If the latest Chanel haute couture in the Palais Garnier on Tuesday felt like a funeral that’s because it was. The house’s departing couturier Virginie Viard was not even in the opera house.
Staged somberly, this spring-summer 2024/25 brought down the curtain on Viard’s five and a half year reign at Chanel. And its first and final layered black satin looks would have been perfect for a Doge’s funeral in Venice.
On June 6, the house announced that Viard would be leaving the house, though without naming her successor. Historically, departing designers – especially from major fashion houses – generally stage a significant final show, gritting their teeth even as they take their final bow.
Not Viard, who was reportedly so shocked by the decision to fire her that she rapidly emptied her office at Chanel’s rue Cambon HQ, leaving in high dudgeon.
And, so, in the end, this collection was completed by Chanel’s in-house design team, and in fact, while far from being a vintage collection, was actually pretty good.
Guests arrived for the first of two morning shows in a somber mood. Adding to that was the odd decision to install a fake ceiling, cutting off the famed frescoes of the magnificent opera house. Weirder still, the color chosen was very close to the deep violet that Sabato Del Sarno has made his fetish color for Gucci.
Ambassadors like Keira Knightley or stars like Michelle Williams, Olivia Dean, Griff and filmmaker Audrey Diwan all sitting on red velvet armchairs in the darkened atmosphere. No sign of the traditional show program left on each seat at a couture catwalk.
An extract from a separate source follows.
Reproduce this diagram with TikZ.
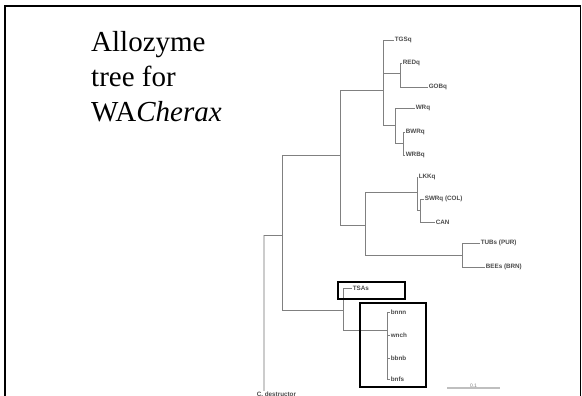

A show that opened to the 60s cult rock ballad Sympathy by Rare Bird. The lyrics said it all: “Out in the cold and dark cause there’s not enough love to go round.”
Models walked jadedly around in a series of new suits – simple jackets, not four-pocket, with scalloped necks and passementerie, worn with pleated skirts finished at the knee.
Followed by some classic Coco jackets though with short funnel necks and flap pockets, some in Queen of England hues of aubergine and peach.
Starring several metallic cocktails cut with leg of mutton sleeves; and a fabulous ecru latex dress finished with white coq feathers and a sequined bra.
Chanel has been a patron of the Opéra national de Paris since 2023 and has hosted the dance season’s Opening Gala since 2018. Coco’s links to dance go much further back. And the collection made nods via a tutu and Pierrot outfits to the ballets Le Train Bleu (1924) and Apollon Musagète (1928) – for which she created the revolutionary costumes.
Before an all-black finale, a group pose of the cast on the marble stairway of the Palais Garnier, and the realization that Viard would not be taking a final bow.
Viard who succeeded her former boss Karl Lagerfeld in 2019 at his passing, did oversee a period of sustained growth and soaring revenues at Chanel. Though the brand clearly had lost heat in recent seasons. No news on who or when Chanel will announce a successor, but the current favorite is Hedi Slimane, the creative director of Celine, and the man who used to dress Karl.
A silent exit from the opera house. Often Chanel gift each guest a flacon of fine new scent as they depart a couture show. This time, all they got was a wee lipstick.